When we express an idea we’re curious how our idea looks from the vantagepoint inside another person’s head. But Derrida (and Focault as well) would say that I could never know how my idea appears from another perspective. But that’s not the worst of it. Their belief is that I can’t even know an idea from my own perspective; since reference is impossible the ‘self’ is fiction. By this point you might want to have another look at “The Scream.” :slight_smile:

Brad, I generally agree with the comments made by Jay Rosen about the editors of Social Text. I don’t want the editors to be made scapegoats for all our reservations about postmodernism. The question is, to what degree do the conclusions drawn by Rosen apply to postmodernists in general?

Agreed. Though I’m sorry the “two-cultures” have found so little common-ground since C.P. Snow first spoke of them. And yes, epistemology is fascinating. Kant thought that all our rational interests are combined in the following three questions.

What can I know?
What ought I to do?
What may I hope?

The fundamental question is, “What can I know?” One can visit every branch of philosophy via the path of Epistemology.

Michael

mathematik.uni-muenchen.de/~ … lhoax.html

No doubt, if it hasn’t already happened, a book will be published, “10 Easy Ways to Success by Following Quantum Theory.” One can imagine sentences like, “One must maintain the flexibility of the wave and the linear trajectory of the particle at the same time in order to be successful in all walks of life.” But this only goes further to explain how scientism (as opposed to a healthy respect for science) invades and infests all levels of culture.
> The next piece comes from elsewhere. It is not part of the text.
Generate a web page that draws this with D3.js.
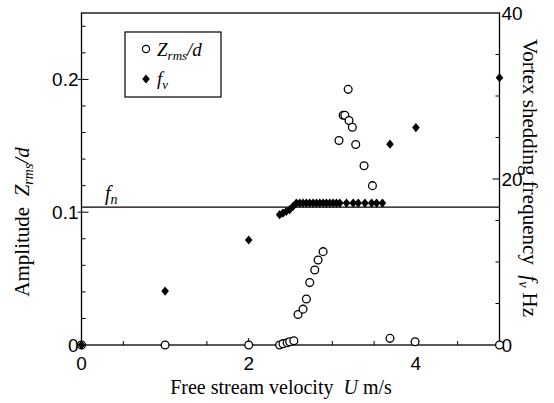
<!DOCTYPE html>
<html><head><meta charset="utf-8">
<script src="https://cdn.jsdelivr.net/npm/d3@7"></script>
<style>body{margin:0;background:#fff}svg{display:block}</style>
</head><body><svg id="c" width="554" height="403"></svg>
<script>
// velocity (m/s) and amplitude Zrms/d
const ampU = [0, 1.0, 2.0, 2.37, 2.41, 2.46, 2.49, 2.54, 2.59, 2.65, 2.69, 2.73, 2.79, 2.83, 2.89, 3.08, 3.13, 3.15, 3.19, 3.20, 3.24, 3.28, 3.38, 3.48, 3.69, 3.99, 5.0];
const ampZ = [0, 0, 0, 0, 0.001, 0.0017, 0.0025, 0.0032, 0.023, 0.027, 0.0346, 0.047, 0.0565, 0.064, 0.0703, 0.154, 0.173, 0.173, 0.1925, 0.169, 0.164, 0.151, 0.135, 0.120, 0.005, 0.0025, 0];
// velocity (m/s) and vortex shedding frequency fv (Hz)
const frqU = [0, 1.0, 2.0, 2.37, 2.41, 2.45, 2.49, 2.53, 2.57, 2.61, 2.65, 2.69, 2.73, 2.77, 2.81, 2.85, 2.89, 2.93, 2.97, 3.01, 3.05, 3.09, 3.17, 3.25, 3.31, 3.39, 3.47, 3.53, 3.60, 3.69, 4.0, 5.0];
const frqF = [0, 6.5, 12.65, 15.7, 15.9, 16.1, 16.3, 16.7, 17.1, 17.1, 17.1, 17.1, 17.1, 17.1, 17.1, 17.1, 17.1, 17.1, 17.1, 17.1, 17.1, 17.1, 17.1, 17.1, 17.1, 17.1, 17.1, 17.1, 17.1, 24.2, 26.2, 32.2];
const fn = 16.6;
const xTicks = [0, 2, 4];
const yLeftTicks = [0, 0.1, 0.2];
const yRightTicks = [0, 20, 40];

const svg = d3.select("#c");
const L = 81.5, R = 499.5, T = 13, B = 345;
const x = d3.scaleLinear().domain([0, 5]).range([L, R]);
const yA = d3.scaleLinear().domain([0, 0.25]).range([B, T]);
const yF = d3.scaleLinear().domain([0, 40]).range([B, T]);

const serif = "'Liberation Serif','Times New Roman',serif";
const sans = "'Liberation Sans',Arial,sans-serif";

// frame
svg.append("rect").attr("x", L).attr("y", T).attr("width", R - L).attr("height", B - T)
  .attr("fill", "none").attr("stroke", "#000").attr("stroke-width", 1.3);

// ticks
const g = svg.append("g").attr("stroke", "#000").attr("stroke-width", 1);
d3.range(0.5, 5, 0.5).forEach(v => {
  const major = xTicks.includes(v);
  g.append("line").attr("x1", x(v)).attr("x2", x(v)).attr("y1", B).attr("y2", B - (major ? 7 : 4));
});
d3.range(0.02, 0.25, 0.02).forEach(v => {
  const major = Math.abs(v - 0.1) < 1e-6 || Math.abs(v - 0.2) < 1e-6;
  g.append("line").attr("x1", major ? L - 4 : L).attr("x2", L + (major ? 7 : 4)).attr("y1", yA(v)).attr("y2", yA(v));
});
d3.range(5, 40, 5).forEach(v => {
  const major = v === 20;
  g.append("line").attr("x1", R - (major ? 7 : 4)).attr("x2", R).attr("y1", yF(v)).attr("y2", yF(v));
});

// tick labels
const tl = svg.append("g").attr("font-family", sans).attr("font-size", 19).attr("fill", "#000");
xTicks.forEach(v => tl.append("text").attr("x", x(v)).attr("y", B + 25).attr("text-anchor", "middle").text(v));
yLeftTicks.forEach(v => tl.append("text").attr("x", L - 3).attr("y", yA(v) + 7).attr("text-anchor", "end").text(v));
yRightTicks.forEach(v => tl.append("text").attr("x", R + 2).attr("y", yF(v) + 7).attr("text-anchor", "start").text(v));

// fn line
svg.append("line").attr("x1", L).attr("x2", R).attr("y1", yF(fn)).attr("y2", yF(fn))
  .attr("stroke", "#000").attr("stroke-width", 1.2);
const fnT = svg.append("text").attr("x", 105).attr("y", yF(fn) - 7).attr("font-family", serif)
  .attr("font-size", 20).attr("font-style", "italic");
fnT.append("tspan").text("f");
fnT.append("tspan").attr("font-size", 14).attr("dy", 4).text("n");

// diamond symbol
const diamond = { draw(ctx, size) { const w = 3.8, h = 4.6; ctx.moveTo(0, -h); ctx.lineTo(w, 0); ctx.lineTo(0, h); ctx.lineTo(-w, 0); ctx.closePath(); } };
const dsym = d3.symbol().type(diamond);

// amplitude circles
svg.append("g").selectAll("circle").data(ampU).join("circle")
  .attr("cx", (d, i) => x(d)).attr("cy", (d, i) => yA(ampZ[i])).attr("r", 3.9)
  .attr("fill", "#fff").attr("stroke", "#000").attr("stroke-width", 1.3);

// frequency diamonds
svg.append("g").selectAll("path").data(frqU).join("path")
  .attr("d", dsym).attr("transform", (d, i) => `translate(${x(d)},${yF(frqF[i])})`).attr("fill", "#000");

// legend
svg.append("rect").attr("x", 125).attr("y", 32).attr("width", 96).attr("height", 65)
  .attr("fill", "#fff").attr("stroke", "#000").attr("stroke-width", 1.2);
svg.append("circle").attr("cx", 146).attr("cy", 49).attr("r", 3.6).attr("fill", "#fff").attr("stroke", "#000").attr("stroke-width", 1.2);
svg.append("path").attr("d", dsym).attr("transform", "translate(146,79)").attr("fill", "#000");
const lt1 = svg.append("text").attr("x", 157).attr("y", 56).attr("font-family", serif).attr("font-size", 19).attr("font-style", "italic");
lt1.append("tspan").text("Z");
lt1.append("tspan").attr("font-size", 13).attr("dy", 4).text("rms");
lt1.append("tspan").attr("dy", -4).text("/d");
const lt2 = svg.append("text").attr("x", 157).attr("y", 85).attr("font-family", serif).attr("font-size", 19).attr("font-style", "italic");
lt2.append("tspan").text("f");
lt2.append("tspan").attr("font-size", 13).attr("dy", 4).text("v");

// axis titles
const xt = svg.append("text").attr("x", 281).attr("y", 394).attr("text-anchor", "middle").attr("font-family", serif).attr("font-size", 20);
xt.append("tspan").text("Free stream velocity\u2002");
xt.append("tspan").attr("font-style", "italic").text("U");
xt.append("tspan").text(" m/s");

const yt = svg.append("text").attr("transform", "translate(29,222) rotate(-90)").attr("text-anchor", "middle").attr("font-family", serif).attr("font-size", 21);
yt.append("tspan").text("Amplitude\u2002");
yt.append("tspan").attr("font-style", "italic").text("Z");
yt.append("tspan").attr("font-style", "italic").attr("font-size", 14).attr("dy", 4).text("rms");
yt.append("tspan").attr("font-style", "italic").attr("dy", -4).text("/d");

const rt = svg.append("text").attr("transform", "translate(523,178) rotate(90)").attr("text-anchor", "middle").attr("font-family", serif).attr("font-size", 21);
rt.append("tspan").text("Vortex shedding frequency\u2002");
rt.append("tspan").attr("font-style", "italic").text("f");
rt.append("tspan").attr("font-style", "italic").attr("font-size", 14).attr("dy", 4).text("v");
rt.append("tspan").attr("dy", -4).text(" Hz");
</script></body></html>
But the point in question is that scientists are beholden to this view just as much as laymen. Now, personally, I don’t have much use for Lacan (at least not yet) except that he did help me understand a Warner Bros. cartoon psychologically (the one where Elmer Fudd loses it and thinks he’s Bugs and Bugs, having his ‘space’ taken away, becomes Elmer Fudd – it’s a classic.). Interestingly, Sokal and Bricmount respond to this article agreeing that scientists should indeed deplore these wild speculations as unscientific.

Fair enough, but what’s wrong with being unscientific? Why is that word, unscientific, have so much power to disrupt and censor honest investigation? What’s wrong with wild speculation now and then? Well, there is a problem, but it’s not wild speculation that’s the problem, it’s the way people react. I sometimes call it the, “Now we know. . .” problem. For all of our scientific development, we are still in a kind of infancy, we are still looking for that one idea that solves everything, the easy way out (mathematicians might cringe at that.), the one that says, in the end, this is what is important. I do not see intelligence as a way out of this dilemma, the only way out is a change of attitude.

I’ll have to address most of your comment later, Michael, but for the moment, I want to say that Sokal’s points and seemingly endless rebuttals still revolve around a certain conception of knowledge that no longer needs to hold sway. In fact, and I’ll try to explain this later, what he is trying to inhibit is precisely the ability to come up with new ideas. To jump a bit, he wants to limit misinterpretation insomuch as it’s misinterpretation – and that’s a mistake. Don’t misunderstand me, I don’t mean a lack of understanding, I mean that new ideas are precisely the result of seeing something from a different point of view, of trying out new metaphors.

I hope that’s not too obscure but more later.